Florida
An auction sign for a property is seen at the front garden of a foreclosed house in Miami Gardens, Florida in this file photo. REUTERS

The foreclosure prevention program of the Obama’s administration is expected to aid far fewer homeowners than initially targeted, according to a report released on Tuesday.

The Home Affordable Modification Program (HAMP), launched in 2009 to rescue homeowners from foreclosure woes, will prevent only 700,000 foreclosures -- far fewer than the three to four million foreclosures that Treasury initially aimed to stop -- and vastly fewer than the eight to 13 million foreclosures expected by 2012, said a report by Congressional Oversight Panel.

The panel said that the US Treasury may spend just $4 billion on HAMP compared with initial commitment of $75 billion for the program.

Absent a dramatic and unexpected increase in HAMP enrollment, many billions of dollars set aside for foreclosure mitigation may well be left unused. As a result, an untold number of borrowers may go without help, the report said.

HAMP offers financial incentives to both mortgage servicers and borrowers to prevent foreclosures. The Treasury has so far spent less than $800 million on HAMP.

Despite repeated urgings from the panel, the Treasury has failed to collect and analyze data that would explain HAMP's shortcomings, and it does not even have a way to collect data for many of HAMP's add-on programs, the report said.

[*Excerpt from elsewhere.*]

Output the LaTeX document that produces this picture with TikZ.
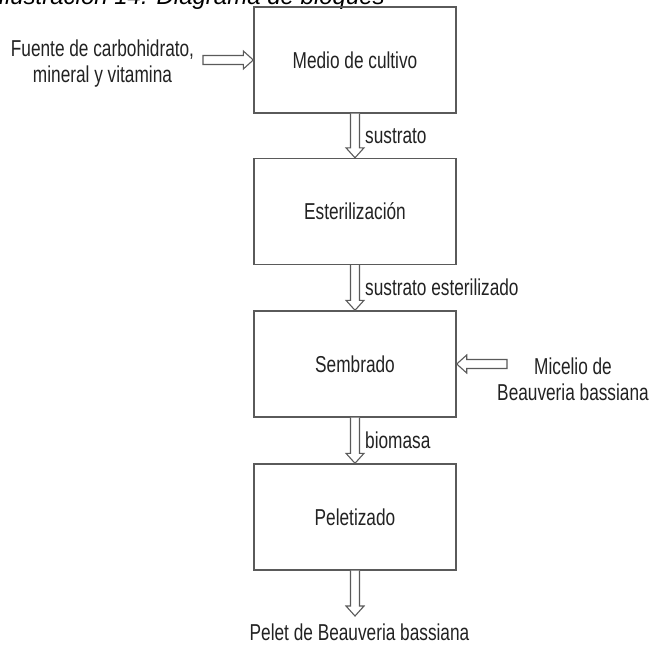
\documentclass[tikz,border=0pt]{standalone}
\usepackage{fontspec}
\setmainfont{Liberation Sans}[FakeStretch=0.75]
\newfontfamily\titlefont{Liberation Sans}
\usetikzlibrary{calc}
\definecolor{linec}{HTML}{5A5A5A}
\definecolor{txtc}{HTML}{222222}
\tikzset{
  blockbox/.style={draw=linec, line width=1.4pt, minimum width=202pt, minimum height=106pt, inner sep=0pt, text=txtc, font=\fontsize{23}{26}\selectfont},
  plaintext/.style={inner sep=0pt, text=txtc, font=\fontsize{23}{26}\selectfont, align=center},
  hollowarrow/.style={draw=linec, line width=1.1pt, fill=white, line join=miter},
}
\newcommand\downhollow[2]{%
  \draw[hollowarrow] ($(#1)+(-4.5,0)$) -- ($(#2)+(-4.5,-10)$) -- ($(#2)+(-9,-10)$) -- (#2) -- ($(#2)+(9,-10)$) -- ($(#2)+(4.5,-10)$) -- ($(#1)+(4.5,0)$);}
\newcommand\righthollow[2]{%
  \draw[hollowarrow] ($(#1)+(0,-4.5)$) -- ($(#2)+(-10,-4.5)$) -- ($(#2)+(-10,-9)$) -- (#2) -- ($(#2)+(-10,9)$) -- ($(#2)+(-10,4.5)$) -- ($(#1)+(0,4.5)$) -- cycle;}
\newcommand\lefthollow[2]{%
  \draw[hollowarrow] ($(#1)+(0,-4.5)$) -- ($(#2)+(10,-4.5)$) -- ($(#2)+(10,-9)$) -- (#2) -- ($(#2)+(10,9)$) -- ($(#2)+(10,4.5)$) -- ($(#1)+(0,4.5)$) -- cycle;}
\begin{document}
\begin{tikzpicture}[x=1pt,y=-1pt]
  \useasboundingbox (0,0) rectangle (653,645);
  \clip (0,0) rectangle (653,645);
  \fill[white] (0,0) rectangle (653,645);

  % title (cut off at the top, as in the reference)
  \node[anchor=base east, inner sep=0pt, text=black, font=\titlefont\itshape\fontsize{24}{28}\selectfont] (title) at (385,4.5) {Ilustración 14. Diagrama de bloques};

  % blocks
  \node[blockbox] (medio) at (355,60) {Medio de cultivo};
  \node[blockbox] (ester) at (355,211.5) {Esterilización};
  \node[blockbox] (sembr) at (355,364) {Sembrado};
  \node[blockbox] (pelet) at (355,517) {Peletizado};

  % side inputs
  \node[plaintext] (fuente) at (102.5,63.5) {Fuente de carbohidrato,\\mineral y vitamina};
  \node[plaintext] (micelio) at (573,379.5) {Micelio de\\Beauveria bassiana};
  \coordinate (fuentetail) at (203,60);
  \coordinate (miceliotail) at (507,364);

  % output
  \coordinate (outtip) at (355,616);
  \node[plaintext, anchor=base] (salida) at (359.5,640) {Pelet de Beauveria bassiana};

  % connectors
  \righthollow{fuentetail}{medio.west}
  \lefthollow{miceliotail}{sembr.east}
  \downhollow{medio.south}{ester.north}
  \downhollow{ester.south}{sembr.north}
  \downhollow{sembr.south}{pelet.north}
  \downhollow{pelet.south}{outtip}

  % connector labels
  \node[plaintext, anchor=west] (l1) at ($(medio.south)!0.5!(ester.north)+(10,0)$) {sustrato};
  \node[plaintext, anchor=west] (l2) at ($(ester.south)!0.5!(sembr.north)+(10,0)$) {sustrato esterilizado};
  \node[plaintext, anchor=west] (l3) at ($(sembr.south)!0.5!(pelet.north)+(10,0)$) {biomasa};
\end{tikzpicture}
\end{document}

“While HAMP's most dramatic shortcoming has been its poor results in preventing foreclosures, the program has had other significant flaws,” the report said.

The Congressional panel said that the program’s potential is hurt by the Treasury’s failure to hold loan servicers accountable and outsourcing of critical program functions to Fannie Mae and Freddie Mac.

Treasury has essentially outsourced the responsibility for overseeing servicers to Fannie Mae and Freddie Mac, but both companies have critical business relationships with the very same servicers, calling into question their willingness to conduct stringent oversight, the panel said.

Besides, the panel notes that modifications frequently drive borrowers further underwater on their mortgages, leaving them with a slim chance of returning to positive equity in the foreseeable future.

Most of 483,342 permanent mortgage modifications active under HAMP have left borrowers with higher unpaid principal balances than they were before modifications.

“Permanent modifications have not, however, made much of an impact on the depth of borrowers’ negative equity. Of all active permanent modifications, nearly 95 percent have an unpaid principal balance that is higher than it was before modification,” the panel said.

The panel found that more than half of the nearly 1.4 million trial modifications initiated under the program have failed. The number of modifications in permanent status constituted only a fraction of total trial modifications.

“It is too late for Treasury to revamp its foreclosure prevention strategy, but Treasury can still take steps to wring every possible benefit from its programs,” the report said.